3. Infine, un cristiano cammina con Cristo verso la felicità. San Giacomo nella sua lettera esorta a camminare con coraggio e solerzia per questa strada della felicità: “Accogliete con docilità la parola che è stata seminata in voi e che può salvare le vostre anime. Siate di quelli che mettono in pratica la parola e non soltanto ascoltatori, illudendo voi stessi” (Gc 1,22).

E Gesù insiste sulla coerenza cristiana: non bastano le affermazioni e le cerimonie esterne; è necessaria la vita coerente, “una religione pura e senza macchia” (Gc 1,27), la pratica della legge morale.

Non è facile camminare verso la felicità!

Gesù stesso ci avverte: “Quanto stretta è la porta e angusta la via che conduce alla vita, e quanto pochi sono quelli che la trovano” (Mt 7,14). Ma quali orizzonti schiude questa via! Il cristiano diventa partecipe della stessa vita trinitaria mediante la grazia; ha un modello in Gesù e una forza nella sua presenza e nella lotta quotidiana per osservare la legge morale, si nutre del Pane Eucaristico, si alimenta nella preghiera, si abbandona con fiducia tra le braccia di Cristo, maestro e amico!

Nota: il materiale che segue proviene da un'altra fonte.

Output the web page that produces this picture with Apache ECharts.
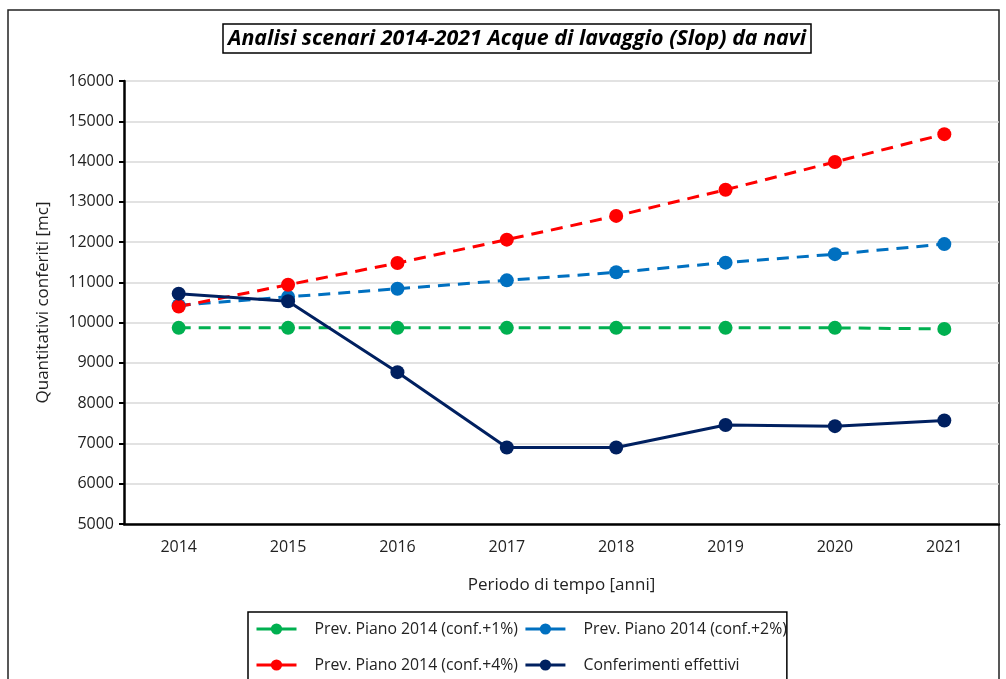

Il cammino verso la felicità, anche se talvolta faticoso e difficile, diventa allora un costante atto di amore a Cristo, che ci accompagna e ci attende.

Carissimi fedeli!

Percorrete anche voi con coraggio e con amore questa strada verso la felicità e siate di esempio al mondo, che, chiudendo gli occhi alla luce della verità, si trova talora sbandato come in un drammatico labirinto.

Paolo VI, in quella festosa domenica, ricordata all’inizio, vedendo approssimarsi le soglie dell’aldilà, prendeva occasione per salutarvi tutti e per affidarvi a Maria Santissima: “Siate benedetti nel nome di Maria!”. Così concludeva la sua commossa omelia. Nel suo ricordo e con il suo insegnamento, anch’io vi benedico, affidandovi a Maria, Madre di Gesù e Madre della Chiesa.